[START]

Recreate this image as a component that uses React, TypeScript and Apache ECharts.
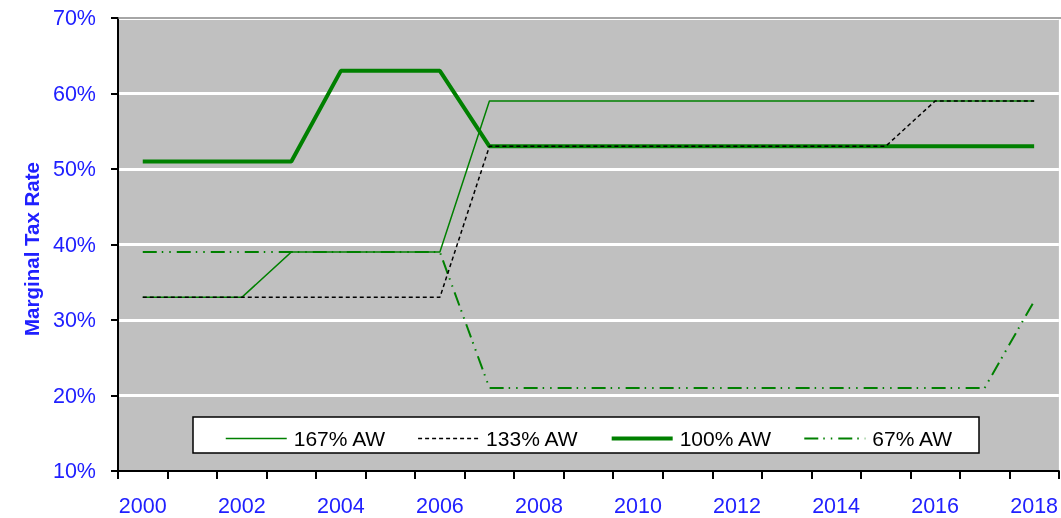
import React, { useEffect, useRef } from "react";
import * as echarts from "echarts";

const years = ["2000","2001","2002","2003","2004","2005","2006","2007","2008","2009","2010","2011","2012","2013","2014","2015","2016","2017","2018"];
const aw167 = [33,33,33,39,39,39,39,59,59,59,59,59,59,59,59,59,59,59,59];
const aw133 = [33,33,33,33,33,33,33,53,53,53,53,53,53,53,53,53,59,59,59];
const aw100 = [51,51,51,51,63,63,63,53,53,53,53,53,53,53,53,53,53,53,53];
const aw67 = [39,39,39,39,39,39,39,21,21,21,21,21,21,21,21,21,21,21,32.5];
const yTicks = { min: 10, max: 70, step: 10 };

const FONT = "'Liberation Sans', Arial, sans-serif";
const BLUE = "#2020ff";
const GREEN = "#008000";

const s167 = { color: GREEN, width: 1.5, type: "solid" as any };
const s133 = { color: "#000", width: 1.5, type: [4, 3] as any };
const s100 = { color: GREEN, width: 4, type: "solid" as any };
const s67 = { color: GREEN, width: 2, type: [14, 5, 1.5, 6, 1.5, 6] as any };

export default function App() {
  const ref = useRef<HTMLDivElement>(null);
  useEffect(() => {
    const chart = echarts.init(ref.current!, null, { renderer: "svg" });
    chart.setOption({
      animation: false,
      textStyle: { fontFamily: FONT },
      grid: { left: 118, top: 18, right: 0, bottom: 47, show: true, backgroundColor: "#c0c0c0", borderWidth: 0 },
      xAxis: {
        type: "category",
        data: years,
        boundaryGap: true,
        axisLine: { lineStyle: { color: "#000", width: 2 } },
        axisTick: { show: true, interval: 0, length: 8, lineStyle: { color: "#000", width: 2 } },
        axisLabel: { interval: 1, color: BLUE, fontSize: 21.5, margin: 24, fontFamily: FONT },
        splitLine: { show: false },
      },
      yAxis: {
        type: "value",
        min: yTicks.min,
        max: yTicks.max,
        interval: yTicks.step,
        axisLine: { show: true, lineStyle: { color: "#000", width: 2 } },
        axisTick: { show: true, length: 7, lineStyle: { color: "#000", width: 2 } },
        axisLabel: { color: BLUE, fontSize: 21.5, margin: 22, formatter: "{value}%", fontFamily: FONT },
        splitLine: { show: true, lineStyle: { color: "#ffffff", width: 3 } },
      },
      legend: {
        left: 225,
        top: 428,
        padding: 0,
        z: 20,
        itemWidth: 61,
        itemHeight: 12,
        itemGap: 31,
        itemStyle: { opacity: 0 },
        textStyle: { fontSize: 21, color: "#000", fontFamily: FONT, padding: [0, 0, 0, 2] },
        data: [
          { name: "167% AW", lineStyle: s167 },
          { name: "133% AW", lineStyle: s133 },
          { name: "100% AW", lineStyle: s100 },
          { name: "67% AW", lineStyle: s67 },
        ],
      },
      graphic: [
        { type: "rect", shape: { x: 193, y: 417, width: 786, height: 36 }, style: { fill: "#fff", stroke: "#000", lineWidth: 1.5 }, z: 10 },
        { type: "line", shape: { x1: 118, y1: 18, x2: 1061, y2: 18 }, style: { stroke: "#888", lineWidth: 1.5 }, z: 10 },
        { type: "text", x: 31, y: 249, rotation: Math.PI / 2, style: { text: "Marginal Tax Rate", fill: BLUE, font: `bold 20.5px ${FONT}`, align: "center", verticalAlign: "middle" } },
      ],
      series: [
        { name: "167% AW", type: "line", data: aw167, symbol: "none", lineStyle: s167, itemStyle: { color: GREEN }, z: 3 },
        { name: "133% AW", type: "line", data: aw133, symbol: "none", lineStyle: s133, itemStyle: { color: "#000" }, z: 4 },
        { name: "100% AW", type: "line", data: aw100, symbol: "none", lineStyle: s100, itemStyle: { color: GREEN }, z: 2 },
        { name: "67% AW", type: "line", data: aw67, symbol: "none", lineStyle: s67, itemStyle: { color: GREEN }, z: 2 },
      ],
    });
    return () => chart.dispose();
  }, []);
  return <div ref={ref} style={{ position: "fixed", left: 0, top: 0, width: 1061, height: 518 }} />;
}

[END]

### [EXERCISE REQUIREMENTS]
Leave out the pictures, then repeat the listing above exactly from its first line to the line with "1.5, 6, 1.5, 6]", inclusive.

### [FINAL ANSWER]
Recreate this image as a component that uses React, TypeScript and Apache ECharts.
import React, { useEffect, useRef } from "react";
import * as echarts from "echarts";

const years = ["2000","2001","2002","2003","2004","2005","2006","2007","2008","2009","2010","2011","2012","2013","2014","2015","2016","2017","2018"];
const aw167 = [33,33,33,39,39,39,39,59,59,59,59,59,59,59,59,59,59,59,59];
const aw133 = [33,33,33,33,33,33,33,53,53,53,53,53,53,53,53,53,59,59,59];
const aw100 = [51,51,51,51,63,63,63,53,53,53,53,53,53,53,53,53,53,53,53];
const aw67 = [39,39,39,39,39,39,39,21,21,21,21,21,21,21,21,21,21,21,32.5];
const yTicks = { min: 10, max: 70, step: 10 };

const FONT = "'Liberation Sans', Arial, sans-serif";
const BLUE = "#2020ff";
const GREEN = "#008000";

const s167 = { color: GREEN, width: 1.5, type: "solid" as any };
const s133 = { color: "#000", width: 1.5, type: [4, 3] as any };
const s100 = { color: GREEN, width: 4, type: "solid" as any };
const s67 = { color: GREEN, width: 2, type: [14, 5, 1.5, 6, 1.5, 6] as any };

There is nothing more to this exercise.